Theater News

Los Angeles Spotlight: April 2006

Sons and Lovers

Neil Patrick Harris
(Photo © Joseph Marzullo)
Neil Patrick Harris
(Photo © Joseph Marzullo)

The emphasis is on dramatic plays and comedies in April, with the usual parade of musicals seemingly taking a spring break. Yet there is one blockbuster musical attraction on tap at downtown’s Ahmanson Theatre : director Robert Wilson, composer Tom Waits, and writer William S. Burroughs’ The Black Rider: The Casting of the Magic Bullets (opening April 25). Described as a vivid theatrical experience combining elements of vaudeville, cabaret, circus and opera, it tells of a clerk who must learn to shoot a gun to marry his sweetheart. He makes a pact with the devil to achieve his goals.

A couple of star-studded classics will generate surefire interest. For his staging of Arthur Miller’s landmark post-World War II drama, All My Sons (Westwood’s Geffen Playhouse; opening April 11), director Randall Arney has cast multiple Tony-winner Len Cariou, the ever-popular Neil Patrick Harris, and the esteemed Steppenwolf and Roseanne alumnus, Laurie Metcalf. At he Brentwood Playhouse, Oscar- and Tony-winning Al Pacino appears in Oscar Wilde’s Salome (April 27-May 14).
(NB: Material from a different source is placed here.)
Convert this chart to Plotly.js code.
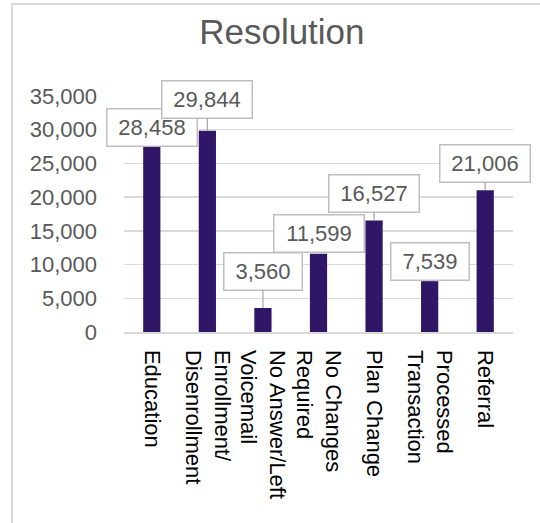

And there’s other tantalizing dramatic fare in the queue. Israeli playwright Joshua Sobol brings an English language version of his play iWitness to downtown’s Mark Taper Forum (beginning April 9). Working with co-adapter and director Barry Edelstein, Sobol presents his explosive work based on the true story of Austrian farmer, Franz Jaegerstatter, who was executed in Berlin in 1943 for his refusal to serve in the Third Reich. Lillian Hellman’s classic play about lesbian rumors — or are they more than rumors? — in a girl’s boarding school, The Children’s Hour is offered at Hollywood’s gay-focused Celebration Theatre. Leonard Nimoy’s Vincent (West Hollywood’s Globe Playhouse, opening April 7), adapted from a play by Phillip Stevens, tells us of the emotional and artistic highs and lows of the troubled 19th-century painter Vincent Van Gogh.


Closer to contemporary sensibilities is Katy Hickman’s political satire Bright Boy: The Passion of Robert McNamara (Venice’s Electric Lodge, beginning April 8), in which nine actors portray more than 30 characters in this emblematic story from the perspective of the former hawkish Secretary of Defense. The Laguna Playhouse offers Bryony Lavery’s Last Easter, about a dying woman and her friends who take a zany pilgrimage from London to France. The Kirk Douglas Theatre in Culver City offers a two-month repertory festival of solo guest artists entitled Solomania!. Eugene Ionesco’s rarely revived absurdist drama The Submission will be presented by the Zoo District (at Hollywood’s [Inside] the Ford, opening April 4), and the second L.A. mounting of Tracy Letts’ gritty Killer Joe comes to The Space (opening April 20).

Two world premiere dramas of interest are Samuel Warren Joseph Window of Opportunity (Hollywood’s Met Theatre, opening April 7), about corporate greed and a sexual scandal in the political arena, and Joyce Sach’s Equinox (Odyssey Theatre, opening April 15), about The Bloomsbury Group, a collection of writers, artists, and intellectuals in the era of Virginia Woolf.

Those theatergoers seeking “tragedy tomorrow, comedy tonight” should draw their attention to Theatre 40’s takes on Alan Ayckborn’s ambitious three-play cycle The Norman Conquests: Table Manners opens April 22, Living Together opens April 28, and Round and Round the Garden opens May 5, all at the Reuben Cordova Theatre in Beverly Hills.

Theater that will appeal to family audiences includes Laguna Playhouse’s Youth Theatre production of the musical Honk! (through April 9), based on the Hans Christian Andersen fairy tale The Ugly Duckling and Santa Monica Playhouse’s All the World’s a Stage (opening April 8), a new musical written and directed by Chris DeCarlo and Evelyn Rudie, replete with magic, fairies, mistaken identity, romance, humor, and audience participation.